This recipe is the vegan version of what I call a California Chicken Salad aka Sonoma Salad the classic recipe that includes grapes, pecans, and the crunch of fresh celery. The inspiration for this recipe came from The Simple Veganista, a blogger who I look to for some of the best tasting and easy to prepare plant-based recipes.
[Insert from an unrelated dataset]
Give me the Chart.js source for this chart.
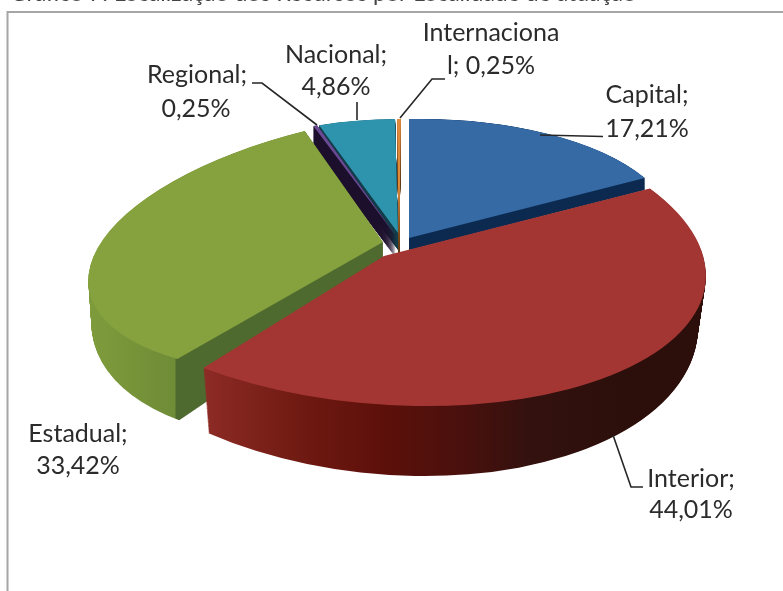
<!DOCTYPE html>
<html>
<head>
<meta charset="utf-8">
<title>Localização dos recursos</title>
<script src="https://cdn.jsdelivr.net/npm/chart.js@4/dist/chart.umd.min.js"></script>
<style>
  html, body { margin: 0; padding: 0; background: #fff; overflow: hidden; }
  #frame { position: absolute; left: 0; top: 0; width: 783px; height: 591px; }
</style>
</head>
<body>
<div id="frame"><canvas id="pie-chart" width="783" height="591"></canvas></div>
<script>
// Data
var categories = ['Capital', 'Interior', 'Estadual', 'Regional', 'Nacional', 'Internacional'];
var shares = [17.21, 44.01, 33.42, 0.25, 4.86, 0.25];
var shareLabels = ['17,21%', '44,01%', '33,42%', '0,25%', '4,86%', '0,25%'];
var titleText = 'Gráfico 7: Localização dos Recursos por Localidade de atuação';

var topColors = ['#356aa5', '#a33632', '#86a23e', '#6a4a93', '#2e93ad', '#e08a3c'];

// 3D look: each slice has a top face and a floor, given as an affine view of the unit pie
// [a, b, c, d, e, f] -> x' = a*x + b*y + e, y' = c*x + d*y + f
var views = {
  Capital: { top: [267, 0, -4.7, 119, 409, 238], floor: [267, 0, -4.7, 119, 409, 250] },
  Interior: { top: [320, 35, 3.4, 150, 384, 256], floor: [312, 35, 3, 171, 384, 305] },
  Estadual: { top: [294, -20, -30, 128, 383, 242], floor: [291, -20, -30, 156, 383, 282] },
  Regional: { top: [250, 0, -1, 117, 396, 236], floor: [250, 0, -1, 117, 396, 258] },
  Nacional: { top: [253, -1, -1, 114, 398, 233], floor: [253, -1, -1, 114, 398, 250] },
  Internacional: { top: [255, -2, 0, 131, 399, 250], floor: [255, -2, 0, 131, 399, 262] }
};
// back slices first, the big front one last
var drawOrder = ['Internacional', 'Nacional', 'Regional', 'Capital', 'Estadual', 'Interior'];

// wall shading runs across the screen: [x, colour] stops
var wallStops = {
  Capital: [[0, '#0c2a50'], [783, '#0c2a50']],
  Interior: [[203, '#8e2b26'], [300, '#6f1a12'], [380, '#5e100a'], [460, '#4a100d'], [530, '#33110e'], [620, '#2c0f0b'], [705, '#2c0f0b']],
  Estadual: [[88, '#7f9c3c'], [175, '#6f8c37'], [176, '#4f6a2e'], [385, '#4f6a2e']],
  Regional: [[0, '#1c0f2c'], [783, '#1c0f2c']],
  Nacional: [[0, '#123c4a'], [783, '#123c4a']],
  Internacional: [[0, '#5a3410'], [783, '#5a3410']]
};

// label spots as two lines: [x, baseline] each
var labelFont = '25px Lato';
var labelSpots = {
  Capital: [[647, 103], [647, 137]],
  Interior: [[691, 487], [691, 518]],
  Estadual: [[78, 442], [78, 474]],
  Regional: [[197, 83], [196, 117]],
  Nacional: [[336, 63], [336, 95]],
  Internacional: [[491, 41], [491, 74]]
};
var leaders = [
  [[540, 135], [603, 136.5]],
  [[613, 435], [631, 487], [643, 487]],
  [[252, 83], [262, 83], [317, 125]],
  [[357, 102], [357, 120]],
  [[445, 79], [432, 79], [400, 118]]
];

// the long name wraps inside the word in the original
function labelText(i) {
  var name = categories[i];
  if (name === 'Internacional') return ['Internaciona', 'l; ' + shareLabels[i]];
  return [name + ';', shareLabels[i]];
}

function drawArc(ctx, arc, view, fill) {
  var k = 1 / arc.outerRadius;
  var saved = arc.options;
  ctx.save();
  ctx.transform(view[0] * k, view[2] * k, view[1] * k, view[3] * k, view[4], view[5]);
  ctx.translate(-arc.x, -arc.y);
  arc.options = Object.assign({}, saved, { backgroundColor: fill });
  arc.draw(ctx);
  arc.options = saved;
  ctx.restore();
}

// sweep the slice from floor to top on a spare canvas, then tint it in screen space
function drawWall(ctx, arc, name) {
  var v = views[name];
  var spare = document.createElement('canvas');
  spare.width = ctx.canvas.width;
  spare.height = ctx.canvas.height;
  var sctx = spare.getContext('2d');
  var steps = 70;
  for (var s = steps; s > 0; s--) {
    var t = s / steps;
    var mix = v.top.map(function(n, j) { return n + (v.floor[j] - n) * t; });
    drawArc(sctx, arc, mix, '#000');
  }
  var stops = wallStops[name];
  var x0 = stops[0][0];
  var x1 = stops[stops.length - 1][0];
  var g = sctx.createLinearGradient(x0, 0, x1, 0);
  stops.forEach(function(st) {
    g.addColorStop((st[0] - x0) / (x1 - x0), st[1]);
  });
  sctx.globalCompositeOperation = 'source-in';
  sctx.fillStyle = g;
  sctx.fillRect(0, 0, spare.width, spare.height);
  ctx.drawImage(spare, 0, 0);
}

var pie3d = {
  id: 'pie3d',
  beforeDatasetsDraw: function(chart) {
    var ctx = chart.ctx;
    var arcs = chart.getDatasetMeta(0).data;
    drawOrder.forEach(function(name) {
      var i = categories.indexOf(name);
      drawWall(ctx, arcs[i], name);
      drawArc(ctx, arcs[i], views[name].top, topColors[i]);
    });
    return false;
  },
  afterDraw: function(chart) {
    var ctx = chart.ctx;
    ctx.save();
    // frame, only left and top edges are inside the crop
    ctx.strokeStyle = '#a6a6a6';
    ctx.lineWidth = 2;
    ctx.beginPath();
    ctx.moveTo(7.5, 591);
    ctx.lineTo(7.5, 12);
    ctx.lineTo(783, 12);
    ctx.stroke();
    // caption above the chart, mostly cut by the crop
    ctx.fillStyle = '#444';
    ctx.font = '23px Lato';
    ctx.textAlign = 'left';
    ctx.fillText(titleText, 10, 1);
    // leader lines
    ctx.strokeStyle = '#262626';
    ctx.lineWidth = 1.6;
    leaders.forEach(function(line) {
      ctx.beginPath();
      line.forEach(function(p, i) {
        if (i === 0) ctx.moveTo(p[0], p[1]); else ctx.lineTo(p[0], p[1]);
      });
      ctx.stroke();
    });
    // data labels
    ctx.fillStyle = '#2b2b2b';
    ctx.font = labelFont;
    ctx.textAlign = 'center';
    ctx.textBaseline = 'alphabetic';
    categories.forEach(function(name, i) {
      labelText(i).forEach(function(text, line) {
        var spot = labelSpots[name][line];
        ctx.fillText(text, spot[0], spot[1]);
      });
    });
    ctx.restore();
  }
};

new Chart(document.getElementById('pie-chart').getContext('2d'), {
  type: 'pie',
  data: {
    labels: categories,
    datasets: [{
      data: shares,
      backgroundColor: topColors,
      borderWidth: 0,
      radius: 100
    }]
  },
  options: {
    responsive: false,
    animation: false,
    layout: { padding: 0 },
    plugins: {
      legend: { display: false },
      tooltip: { enabled: false }
    }
  },
  plugins: [pie3d]
});
</script>
</body>
</html>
I love that I can make a batch of this to keep in the fridge throughout the week for easy lettuce wraps, scooped over my favorite gluten-free toast, or served over top salad greens.
California Chickpea Salad
2 cups chickpeas (garbanzo beans), cooked
3 stalks celery, cleaned and finely diced
1 cup of red or green grapes, washed and cut in halves
½ cup pecans, chopped
1/4 cup fresh chives, finely diced
1/2 cup raw cashews, soaked for 30 minutes in hot water, then rinsed in cold water
1/2 cup organic olive oil
Juice and zest of one lemon
1/4 cup filtered water
2 T. maple syrup (could also use honey for a non-vegan option)
pinch of sea salt
1 T. poppy seeds
Make the dressing by adding ingredients into a high power blender and blending until smooth, then stir in the poppy seeds. Place in refrigerator until ready to use.
Add the prepared chickpeas, grapes, pecans, and celery to a medium-sized mixing bowl. Top with dressing and toss to coat. Sprinkle with sea salt and fresh cracked pepper, finish with chives.